Whilst browsing the galleries, one has to wonder if the original works are not being devalued by this production line? In terms of monetary value perhaps not. But can one really look at Van Gogh’s Sunflowers as an artwork anymore? Surely the official range of merchandise, from bags to umbrellas, mouse-mats to coffee cups, has altered our response to this particular masterpiece by the sheer inculcation of commercial reproductions. Its cultic value has increased at the detriment of its original conception. It may possess what Walter Benjamin described as ‘an aura’, whilst losing its aesthetic meaning to the majority of viewers. A resurrected Van Gogh, enacting a Christ-in-the-Temple show of despondency, is more likely to ravage the high-priced souvenir products than the accurate reproductions of laboring artists. However, in terms of fakery, the old masters occupy a safety zone. The artists of Shenzhen may produce their Sunflowers atom by atom but the provenance of a masterpiece will be the undeniable – and ultimately invaluable – difference. The challenge to the contemporary artist is distinctly different though.
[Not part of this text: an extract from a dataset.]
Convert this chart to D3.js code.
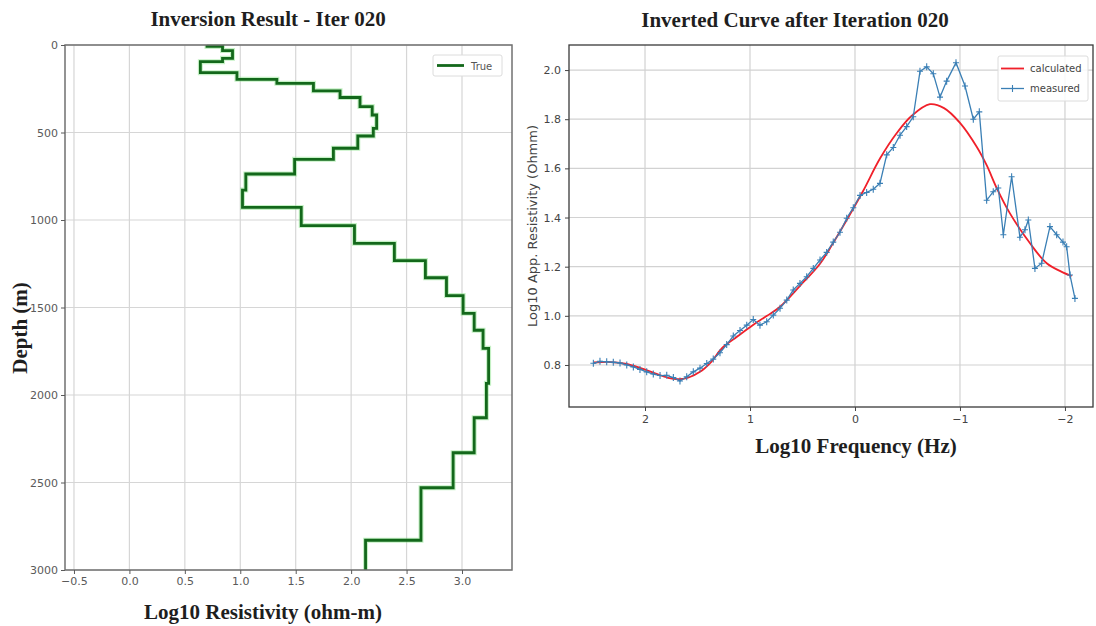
<!DOCTYPE html>
<html>
<head>
<meta charset="utf-8">
<script src="https://cdn.jsdelivr.net/npm/d3@7"></script>
<style>
  body { margin: 0; background: #fff; }
  svg { display: block; }
</style>
</head>
<body>
<svg id="fig" width="1096" height="626"></svg>
<script>
// ---------- Left panel: layered resistivity model ----------
const layerTopDepth = [0, 8, 32, 76, 95, 158, 196, 219, 262, 300, 352, 400, 476, 520, 590, 653,
                       737, 829, 928, 1032, 1133, 1232, 1330, 1432, 1533, 1630, 1733, 1933, 2130,
                       2330, 2530, 2830];
const layerLog10Res = [0.70, 0.84, 0.93, 0.84, 0.64, 0.97, 1.33, 1.66, 1.90, 2.08, 2.19, 2.23, 2.20,
                       2.06, 1.84, 1.49, 1.05, 1.02, 1.55, 2.03, 2.39, 2.67, 2.86, 3.01, 3.11, 3.19,
                       3.24, 3.22, 3.11, 2.92, 2.63, 2.13];
const maxDepth = 3000;
const resTicks = [-0.5, 0, 0.5, 1, 1.5, 2, 2.5, 3];
const depthTicks = [0, 500, 1000, 1500, 2000, 2500, 3000];

// ---------- Right panel: apparent resistivity sounding curve ----------
const measuredLogFreq = [2.492, 2.429, 2.365, 2.302, 2.238, 2.174, 2.111, 2.048, 1.984, 1.921,
  1.857, 1.793, 1.730, 1.667, 1.603, 1.540, 1.476, 1.412, 1.350, 1.286,
  1.222, 1.159, 1.095, 1.031, 0.969, 0.905, 0.841, 0.778, 0.714, 0.650,
  0.588, 0.524, 0.460, 0.397, 0.333, 0.270, 0.207, 0.143, 0.079, 0.016,
  -0.048, -0.111, -0.174, -0.238, -0.302, -0.365, -0.429, -0.492, -0.555, -0.619,
  -0.683, -0.746, -0.810, -0.873, -0.962, -1.048, -1.127, -1.184, -1.254, -1.317,
  -1.365, -1.413, -1.492, -1.571, -1.619, -1.651, -1.714, -1.778, -1.857, -1.921,
  -1.981, -2.016, -2.048, -2.095];
const measuredLogRho = [0.807, 0.815, 0.813, 0.811, 0.808, 0.800, 0.792, 0.782, 0.772, 0.763,
  0.757, 0.758, 0.749, 0.735, 0.752, 0.772, 0.787, 0.806, 0.824, 0.850,
  0.883, 0.918, 0.940, 0.962, 0.985, 0.962, 0.976, 1.003, 1.031, 1.064,
  1.105, 1.132, 1.159, 1.193, 1.227, 1.258, 1.300, 1.340, 1.397, 1.440,
  1.490, 1.502, 1.515, 1.539, 1.655, 1.685, 1.735, 1.770, 1.810, 1.995,
  2.013, 1.985, 1.890, 1.955, 2.030, 1.935, 1.800, 1.830, 1.470, 1.505,
  1.520, 1.330, 1.566, 1.320, 1.350, 1.390, 1.193, 1.214, 1.363, 1.330,
  1.300, 1.281, 1.166, 1.071];
const calculatedLogFreq = [2.49, 2.333, 2.19, 2.048, 1.905, 1.781, 1.686, 1.59, 1.476, 1.371,
  1.267, 1.124, 0.971, 0.838, 0.714, 0.524, 0.333, 0.21, 0.076, -0.076,
  -0.238, -0.4, -0.543, -0.714, -0.848, -1.0, -1.159, -1.254, -1.35, -1.476,
  -1.667, -1.826, -1.984, -2.064];
const calculatedLogRho = [0.810, 0.812, 0.805, 0.788, 0.766, 0.748, 0.742, 0.748, 0.772, 0.812,
  0.868, 0.915, 0.963, 1.000, 1.037, 1.122, 1.212, 1.295, 1.392, 1.507,
  1.640, 1.745, 1.815, 1.861, 1.845, 1.785, 1.688, 1.613, 1.520, 1.417,
  1.295, 1.214, 1.176, 1.162];
const freqTicks = [2, 1, 0, -1, -2];
const appResTicks = [0.8, 1.0, 1.2, 1.4, 1.6, 1.8, 2.0];

const svg = d3.select("#fig");
svg.append("rect").attr("width", 1096).attr("height", 626).attr("fill", "#fff");

const serif = "'Liberation Serif', 'Times New Roman', serif";
const sans = "'DejaVu Sans', sans-serif";

function drawGrid(g, xs, ys, xt, yt, color) {
  const [x0, x1] = xs.range();
  const [y0, y1] = ys.range();
  g.selectAll(".gx").data(xt).join("line")
    .attr("x1", d => xs(d)).attr("x2", d => xs(d))
    .attr("y1", y0).attr("y2", y1)
    .attr("stroke", color).attr("stroke-width", 1.2);
  g.selectAll(".gy").data(yt).join("line")
    .attr("class", "gy")
    .attr("x1", x0).attr("x2", x1)
    .attr("y1", d => ys(d)).attr("y2", d => ys(d))
    .attr("stroke", color).attr("stroke-width", 1.2);
}

function styleAxis(sel, color, size) {
  sel.select(".domain").remove();
  sel.selectAll(".tick line").attr("stroke", color);
  sel.selectAll(".tick text").attr("fill", color)
    .style("font-family", sans).style("font-size", size + "px");
}

function boldLabel(x, y, rot, text) {
  svg.append("text")
    .attr("transform", `translate(${x},${y})` + (rot ? ` rotate(${rot})` : ""))
    .attr("text-anchor", "middle")
    .style("font-family", serif).style("font-weight", "bold").style("font-size", "21px")
    .attr("fill", "#1e1e1e").text(text);
}

// ================= Left panel =================
const xL = d3.scaleLinear().domain([-0.581, 3.451]).range([65, 512]);
const yL = d3.scaleLinear().domain([0, maxDepth]).range([45, 570]);

const gL = svg.append("g");
drawGrid(gL.append("g"), xL, yL, resTicks, depthTicks, "#d6d6d6");

// step profile: each layer is a vertical run at constant resistivity
const stepPts = [];
layerLog10Res.forEach((v, i) => {
  const top = layerTopDepth[i];
  const bot = i + 1 < layerTopDepth.length ? layerTopDepth[i + 1] : maxDepth;
  stepPts.push([v, top], [v, bot]);
});
const lineL = d3.line().x(d => xL(d[0])).y(d => yL(d[1]));
gL.append("path").attr("d", lineL(stepPts))
  .attr("fill", "none").attr("stroke", "#7ee07e").attr("stroke-width", 5)
  .attr("stroke-opacity", 0.45).attr("stroke-linejoin", "miter");
gL.append("path").attr("d", lineL(stepPts))
  .attr("fill", "none").attr("stroke", "#13681b").attr("stroke-width", 2.8)
  .attr("stroke-linejoin", "miter");

gL.append("rect").attr("x", 65).attr("y", 45).attr("width", 447).attr("height", 525)
  .attr("fill", "none").attr("stroke", "#707070").attr("stroke-width", 1.5);

const axLB = gL.append("g").attr("transform", "translate(0,570)")
  .call(d3.axisBottom(xL).tickValues(resTicks).tickFormat(d3.format(".1f")).tickSize(4).tickPadding(3));
styleAxis(axLB, "#5a5a5a", 11);
const axLL = gL.append("g").attr("transform", "translate(65,0)")
  .call(d3.axisLeft(yL).tickValues(depthTicks).tickFormat(d3.format("d")).tickSize(4).tickPadding(3));
styleAxis(axLL, "#5a5a5a", 11);

// legend
const legL = gL.append("g");
legL.append("rect").attr("x", 433).attr("y", 55).attr("width", 69).attr("height", 21).attr("rx", 2)
  .attr("fill", "#fff").attr("stroke", "#dcdcdc");
legL.append("line").attr("x1", 437).attr("x2", 464).attr("y1", 65.5).attr("y2", 65.5)
  .attr("stroke", "#13681b").attr("stroke-width", 2.8);
legL.append("text").attr("x", 471).attr("y", 69.5).text("True")
  .attr("fill", "#555").style("font-family", sans).style("font-size", "10px");

boldLabel(268, 26, 0, "Inversion Result - Iter 020");
boldLabel(263, 619, 0, "Log10 Resistivity (ohm-m)");
boldLabel(27, 328, -90, "Depth (m)");

// ================= Right panel =================
const xR = d3.scaleLinear().domain([2.724, -2.267]).range([569, 1093]);
const yR = d3.scaleLinear().domain([0.629, 2.102]).range([407, 45]);

const gR = svg.append("g");
drawGrid(gR.append("g"), xR, yR, freqTicks, appResTicks, "#d2d2d2");

const calcPts = calculatedLogFreq.map((f, i) => [f, calculatedLogRho[i]]);
const measPts = measuredLogFreq.map((f, i) => [f, measuredLogRho[i]]);

gR.append("path")
  .attr("d", d3.line().x(d => xR(d[0])).y(d => yR(d[1])).curve(d3.curveCatmullRom)(calcPts))
  .attr("fill", "none").attr("stroke", "#f0202a").attr("stroke-width", 1.8);

gR.append("path")
  .attr("d", d3.line().x(d => xR(d[0])).y(d => yR(d[1]))(measPts))
  .attr("fill", "none").attr("stroke", "#3a7fb5").attr("stroke-width", 1.3);
gR.selectAll(".mk").data(measPts).join("path")
  .attr("transform", d => `translate(${xR(d[0])},${yR(d[1])})`)
  .attr("d", "M-3,0H3M0,-3.5V3.5")
  .attr("stroke", "#3a7fb5").attr("stroke-width", 1.1);

gR.append("rect").attr("x", 569).attr("y", 45).attr("width", 524).attr("height", 362)
  .attr("fill", "none").attr("stroke", "#3a3a3a").attr("stroke-width", 1.3);

const axRB = gR.append("g").attr("transform", "translate(0,407)")
  .call(d3.axisBottom(xR).tickValues(freqTicks).tickFormat(d3.format("d")).tickSize(4).tickPadding(4));
styleAxis(axRB, "#444", 11);
const axRL = gR.append("g").attr("transform", "translate(569,0)")
  .call(d3.axisLeft(yR).tickValues(appResTicks).tickFormat(d3.format(".1f")).tickSize(4).tickPadding(4));
styleAxis(axRL, "#444", 11);

// legend
const legR = gR.append("g");
legR.append("rect").attr("x", 998).attr("y", 56).attr("width", 90).attr("height", 45).attr("rx", 2)
  .attr("fill", "#fff").attr("fill-opacity", 0.85).attr("stroke", "#dcdcdc");
legR.append("line").attr("x1", 1001).attr("x2", 1024).attr("y1", 68.5).attr("y2", 68.5)
  .attr("stroke", "#f0202a").attr("stroke-width", 1.8);
legR.append("text").attr("x", 1030).attr("y", 72).text("calculated")
  .attr("fill", "#444").style("font-family", sans).style("font-size", "10px");
legR.append("line").attr("x1", 1001).attr("x2", 1024).attr("y1", 88.5).attr("y2", 88.5)
  .attr("stroke", "#3a7fb5").attr("stroke-width", 1.3);
legR.append("path").attr("d", "M1009.5,88.5H1015.5M1012.5,85V92")
  .attr("stroke", "#3a7fb5").attr("stroke-width", 1.1);
legR.append("text").attr("x", 1030).attr("y", 92).text("measured")
  .attr("fill", "#444").style("font-family", sans).style("font-size", "10px");

boldLabel(795, 27, 0, "Inverted Curve after Iteration 020");
boldLabel(856, 453, 0, "Log10 Frequency (Hz)");
svg.append("text").attr("transform", "translate(537,226) rotate(-90)").attr("text-anchor", "middle")
  .style("font-family", sans).style("font-size", "13px")
  .attr("fill", "#444").text("Log10 App. Resistivity (Ohmm)");
</script>
</body>
</html>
The sangfroid of Shenzhen’s production line may threaten the contemporary art market in ways yet to be realized. The Yue Minjun fakes were not the equivalent of knock-off Gucci watches with their mechanical faults and their cheap materials. In the right hands, paint is paint, and the result can be indistinguishable. Why pay six-figure sums for something that can be purchased – with no discernable difference – for a fraction of the cost? And if someone wants to believe that a picture is an original work of art, like an artistic placebo effect, is that really such a bad thing?